Certainly Chile, and in particular star midfielder Arturo Vidal, would oppose any move to bring it in on a permanent basis.
The South American champions thought they had broken the deadlock in first-half injury time against Cameroon when Vidal slipped a wonderful ball through for Eduardo Vargas to chip cleverly over advancing goalkeeper Fabrice Ondoa.
Their boisterous fans hugged as the players indulged in an elaborate, orchestrated celebration.
Two minutes elapsed, with no suggestion VAR had been utilised, before Slovenian referee Damir Skomina indicated the goal had been disallowed for offside.
Even then there was plenty of head-scratching in the stadium with big-screen replays indicating Vargas had been in line with covering defender Adolphe Teikeu.

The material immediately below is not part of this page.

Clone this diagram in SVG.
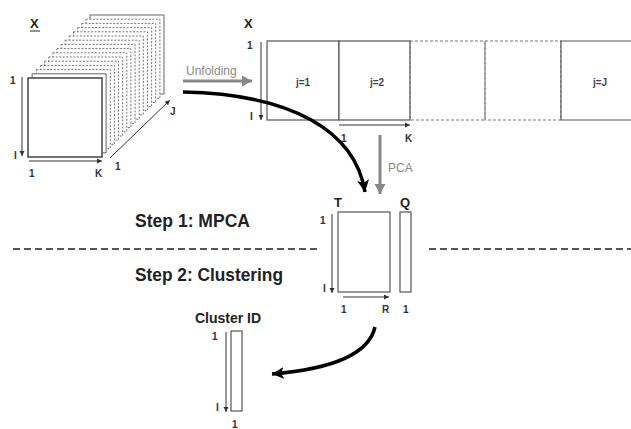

When FIFA’s official replay did come, five minutes into the second half, it showed the Chile striker may have had a toe in an offside position. It was that tight.
And the issue here is not the question of whether the on- and off-field officials made the right call, it was more why VAR was called for in the first place.
When the International Football Association Board (IFAB) agreed to the trial in March 2016, it was made clear VAR would only be used when the match official had made a “clear error”.
A clear error this was not and FIFA needs to ensure this kind of farce is not repeated.
It is a shame the incident will be the major talking point from an entertaining game in Moscow. A match in which Chile started well before running out of steam, and then coming on strong again in the closing stages to earn a deserved 2-0 triumph.
It’s quite conceivable the VAR overrule initially doused their fire, but credit Cameroon, who started to play like the champions of Africa after surviving an early onslaught.
It looked in the opening stages as though they would be overwhelmed by Juan Antonio Pizzi’s vibrant side.
Vargas struck a post in the opening minute before Ondoa did well to keep out a low, prodded Jose Fuenzalida effort.
Michael Ngadeu Ngadjui had a header ruled out for a foul at the other end before Ondoa excelled again to parry clear an Edson Puch drive.
The lively Vargas shot wastefully over after 40 minutes before prematurely thinking he had netted the opener five minutes later.
Chile looked deflated after the break and in need of a spark. Pizzi turned to Alexis Sanchez, fit enough only for a place on the substitutes’ bench due to an ankle injury.
It proved a masterstroke as the Arsenal man dinked over a tempting cross from the left with 10 minutes to go and Vidal – the game’s outstanding player – nodded home.
There was still time for VAR, and confusion, to reappear once more as Chile made it 2-0 late on.
Sanchez ran on to a chipped ball over the top and although his attempt to round Ondoa and slot home failed, Vargas got the goal he deserved by mopping up the rebound.
The goal was initially disallowed, but again VAR was called for due to doubts over whether Sanchez was onside.
The on-field officials were again overruled and the goal was given.
It was all a bit shambolic. Adams was right. This technological advancement is not ready. It doesn’t work yet.